Biographers capture an unsettling story. One day Lincoln, seeking some much-needed rest from the many political friends pressing him for positions in his administration, went home and lay down on the sofa in his chamber. As he rested, he looked across the room at a looking glass on his dresser and saw his own reflection. But his face had two separate and distinct images. He got up, walked over, and the illusion disappeared. He went and lay back down — and saw it again. This time it was clearer than before. Two faces: one alive with color, the other pale and deathly. When he told Mary, she was disturbed and believed it foretold that he would survive his first term but would not live through his second. Lincoln reflected that “the thing would come up once in a while and give me a little pang, as though something uncomfortable had happened.”
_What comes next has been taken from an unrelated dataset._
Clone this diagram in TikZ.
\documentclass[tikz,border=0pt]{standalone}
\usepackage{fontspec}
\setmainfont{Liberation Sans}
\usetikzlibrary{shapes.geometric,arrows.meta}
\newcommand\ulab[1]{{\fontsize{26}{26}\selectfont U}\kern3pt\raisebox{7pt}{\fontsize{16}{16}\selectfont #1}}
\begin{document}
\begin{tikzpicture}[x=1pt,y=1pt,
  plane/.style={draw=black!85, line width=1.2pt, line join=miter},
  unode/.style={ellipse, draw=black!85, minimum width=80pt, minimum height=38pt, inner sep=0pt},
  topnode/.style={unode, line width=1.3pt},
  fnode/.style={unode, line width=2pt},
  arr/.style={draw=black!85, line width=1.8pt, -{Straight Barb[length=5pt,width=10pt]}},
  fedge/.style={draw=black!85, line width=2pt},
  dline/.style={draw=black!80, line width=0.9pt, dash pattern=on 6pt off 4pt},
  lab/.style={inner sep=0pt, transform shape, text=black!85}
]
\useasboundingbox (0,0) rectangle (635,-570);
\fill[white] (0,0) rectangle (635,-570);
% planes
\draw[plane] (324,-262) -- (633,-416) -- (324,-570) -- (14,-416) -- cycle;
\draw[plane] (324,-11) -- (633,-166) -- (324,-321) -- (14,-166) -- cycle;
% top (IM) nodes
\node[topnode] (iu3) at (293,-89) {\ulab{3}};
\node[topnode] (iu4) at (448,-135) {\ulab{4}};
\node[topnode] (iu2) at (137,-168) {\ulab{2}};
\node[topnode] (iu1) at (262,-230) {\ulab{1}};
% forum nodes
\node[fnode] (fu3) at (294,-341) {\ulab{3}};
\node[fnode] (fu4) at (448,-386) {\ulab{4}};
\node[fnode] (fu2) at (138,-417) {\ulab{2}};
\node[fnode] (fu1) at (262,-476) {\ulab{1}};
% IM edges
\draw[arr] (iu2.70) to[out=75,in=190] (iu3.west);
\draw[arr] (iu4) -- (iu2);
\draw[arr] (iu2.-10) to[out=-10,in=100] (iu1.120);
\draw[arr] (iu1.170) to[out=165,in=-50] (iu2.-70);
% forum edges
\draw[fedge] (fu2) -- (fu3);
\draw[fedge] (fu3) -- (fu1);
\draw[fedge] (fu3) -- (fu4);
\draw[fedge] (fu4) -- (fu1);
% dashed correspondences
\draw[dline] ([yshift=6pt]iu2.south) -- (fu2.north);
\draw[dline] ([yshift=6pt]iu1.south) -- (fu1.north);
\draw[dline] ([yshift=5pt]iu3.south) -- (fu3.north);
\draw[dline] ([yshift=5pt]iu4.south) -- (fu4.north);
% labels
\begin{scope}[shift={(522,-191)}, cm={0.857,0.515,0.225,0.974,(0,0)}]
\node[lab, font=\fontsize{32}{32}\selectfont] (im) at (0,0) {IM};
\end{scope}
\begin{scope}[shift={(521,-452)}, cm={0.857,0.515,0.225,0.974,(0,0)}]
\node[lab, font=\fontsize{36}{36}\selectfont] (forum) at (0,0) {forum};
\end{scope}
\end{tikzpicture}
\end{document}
As someone who deals with anxiety, it was encouraging to find Lincoln wrestling with the “hypo” that shadowed him throughout his life. And yet despite his battle he overcame — he grew, he learned how to look his suffering in the eye and draw from it rather than be destroyed by it.
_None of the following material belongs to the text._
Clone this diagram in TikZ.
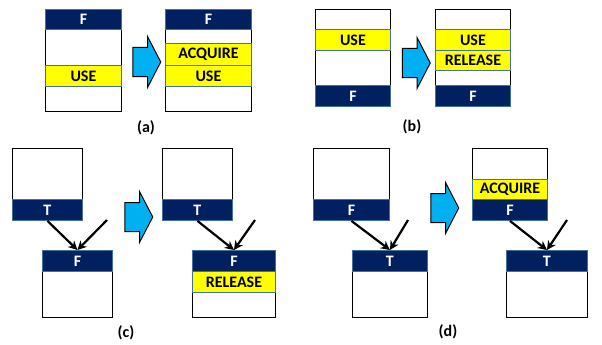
\documentclass[tikz,border=0pt]{standalone}
\usepackage{fontspec}
\setmainfont{Carlito}
\usetikzlibrary{shapes.arrows,arrows.meta,positioning}
\definecolor{navy}{RGB}{0,32,96}
\definecolor{rim}{RGB}{65,113,156}
\definecolor{band}{RGB}{255,255,0}
\definecolor{sky}{RGB}{0,176,240}

\tikzset{
  cell/.style 2 args={rectangle, anchor=north west, inner sep=0pt,
    minimum width=#1pt, minimum height=#2pt},
  frame/.style={draw=black, line width=1.3pt, fill=white},
  hdr/.style={draw=rim, line width=0.9pt, fill=navy, text=white},
  op/.style={draw=rim, line width=0.9pt, fill=band, text=black},
  step arrow/.style={single arrow, draw=black, line width=1pt, fill=sky,
    inner xsep=0pt, inner ysep=14pt, minimum height=28pt,
    single arrow head extend=11pt, single arrow tip angle=125},
  link/.style={-{Stealth[length=9pt,width=9pt]}, line width=2.2pt}
}

\begin{document}
\begin{tikzpicture}[x=1pt, y=-1pt, every node/.style={font=\bfseries\fontsize{16}{18}\selectfont}]
  \useasboundingbox (0,0) rectangle (602,345);

  % (a) ACQUIRE inserted above USE
  \node[cell={76}{102}, frame] (aLbox) at (45,9) {};
  \node[cell={76}{20}, hdr] (aLhead) at (45,9) {F};
  \node[cell={76}{21}, op] (aLuse) at (45,65) {USE};
  \node[step arrow] (aStep) at (143,62) {};
  \node[cell={86}{102}, frame] (aRbox) at (165,9) {};
  \node[cell={86}{20}, hdr] (aRhead) at (165,9) {F};
  \node[cell={86}{22}, op] (aRacq) at (165,43) {ACQUIRE};
  \node[cell={86}{21}, op] (aRuse) at (165,65) {USE};
  \node (aTag) at (146,128) {(a)};

  % (b) RELEASE inserted below USE
  \node[cell={75}{97}, frame] (bLbox) at (315,9) {};
  \node[cell={75}{21}, op] (bLuse) at (315,29) {USE};
  \node[cell={75}{21}, hdr] (bLhead) at (315,85) {F};
  \node[step arrow] (bStep) at (412.5,63) {};
  \node[cell={75}{97}, frame] (bRbox) at (435,9) {};
  \node[cell={75}{21}, op] (bRuse) at (435,29) {USE};
  \node[cell={75}{20}, op] (bRrel) at (435,50) {RELEASE};
  \node[cell={75}{21}, hdr] (bRhead) at (435,85) {F};
  \node (bTag) at (412,127) {(b)};

  % (c) T above F
  \node[cell={70}{72}, frame] (cLUbox) at (12,148) {};
  \node[cell={70}{21}, hdr] (cLUhead) at (12,199) {T};
  \node[cell={70}{67}, frame] (cLLbox) at (42,250) {};
  \node[cell={70}{21}, hdr] (cLLhead) at (42,250) {F};
  \coordinate (cLin) at (107,220);
  \draw[link] (cLUhead.south) -- (cLLhead.north);
  \draw[link] (cLin) -- (cLLhead.north);
  \node[step arrow] (cStep) at (135,217) {};
  \node[cell={70}{72}, frame] (cRUbox) at (162,148) {};
  \node[cell={70}{21}, hdr] (cRUhead) at (162,199) {T};
  \node[cell={83}{67}, frame] (cRLbox) at (192,250) {};
  \node[cell={83}{21}, hdr] (cRLhead) at (192,250) {F};
  \node[cell={83}{21}, op] (cRLrel) at (192,271) {RELEASE};
  \coordinate (cRin) at (255,220);
  \draw[link] (cRUhead.south) -- (cRLhead.north);
  \draw[link] (cRin) -- (cRLhead.north);
  \node (cTag) at (126,333) {(c)};

  % (d) F above T
  \node[cell={76}{72}, frame] (dLUbox) at (313,148) {};
  \node[cell={76}{21}, hdr] (dLUhead) at (313,199) {F};
  \node[cell={75}{67}, frame] (dLLbox) at (352,250) {};
  \node[cell={75}{21}, hdr] (dLLhead) at (352,250) {T};
  \coordinate (dLin) at (408,220);
  \draw[link] (dLUhead.south) -- (dLLhead.north);
  \draw[link] (dLin) -- (dLLhead.north);
  \node[step arrow] (dStep) at (441,208) {};
  \node[cell={75}{72}, frame] (dRUbox) at (472,148) {};
  \node[cell={75}{20}, op] (dRUacq) at (472,179) {ACQUIRE};
  \node[cell={75}{21}, hdr] (dRUhead) at (472,199) {F};
  \node[cell={81}{67}, frame] (dRLbox) at (506,250) {};
  \node[cell={81}{21}, hdr] (dRLhead) at (506,250) {T};
  \coordinate (dRin) at (567,220);
  \draw[link] (dRUhead.south) -- (dRLhead.north);
  \draw[link] (dRin) -- (dRLhead.north);
  \node (dTag) at (448,332) {(d)};
\end{tikzpicture}
\end{document}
As a Christian, I take comfort in the fact that Jesus is neither stoic nor aloof, but intimately acquainted with suffering. I’ve been reflecting on Hebrews 2:17, which says that “he had to be made like his brothers in every respect, so that he might become a merciful and faithful high priest in the service of God, to make propitiation for the sins of the people.” Jesus sweat drops of blood in Gethsemane. He felt the full anguish of impending suffering — and yet he endured it.

I am glad to worship a God who knows what I am going through. But it was also quietly comforting to walk through that museum and encounter Lincoln — this towering figure in American history — and discover that he was, like me, a regular person who had to face his struggles one day at a time and press on anyway.